- Born: October 13, 1894
- Died: September 15, 1972 (aged 77)
- Organizations: American Stamp Dealers Association
- Known for: Director and executive officer of the American Stamp Dealers Association; founded the Lions International Stamp Club
- Spouse: Helen Van Zilen Keller
- Awards: APS Hall of Fame

= Peter G. Keller =

American stamp dealer

Peter G. Keller (October 13, 1894 - September 15, 1972), of New York, was an American stamp dealer who, along with his wife Helen Van Zilen Keller, helped develop the organization of stamp dealers in the United States.

==Organizational efforts==
Peter Keller served the American Stamp Dealers Association (ASDA) for twenty five years, nearly tripling its membership (from 400 to 1100) during his tenure as director and executive officer. His wife Helen took an active role in the ASDA during this time, and, after Peter retired from the ASDA in 1966, he and Helen continued to support the organization.
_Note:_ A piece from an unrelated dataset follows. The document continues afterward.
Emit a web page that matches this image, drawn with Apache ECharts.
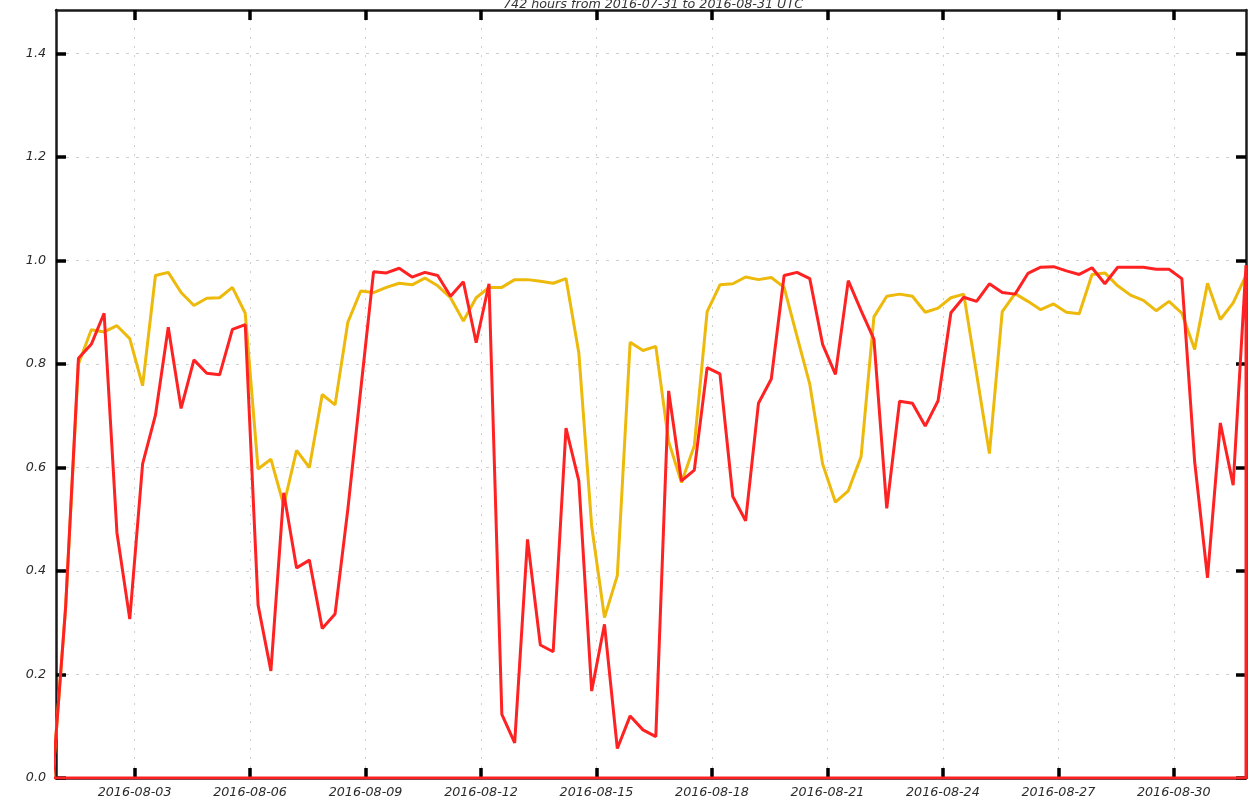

Peter also founded the Lions International Stamp Club and was president of the International Federation of Stamp Dealers during 1958 and 1959.

==Philatelic activity==
Peter and Helen organized the first ASDA national show in 1949, and continued to support subsequent shows.

==Honors and awards==
Peter G. Keller was named to the American Philatelic Society Hall of Fame in 1973.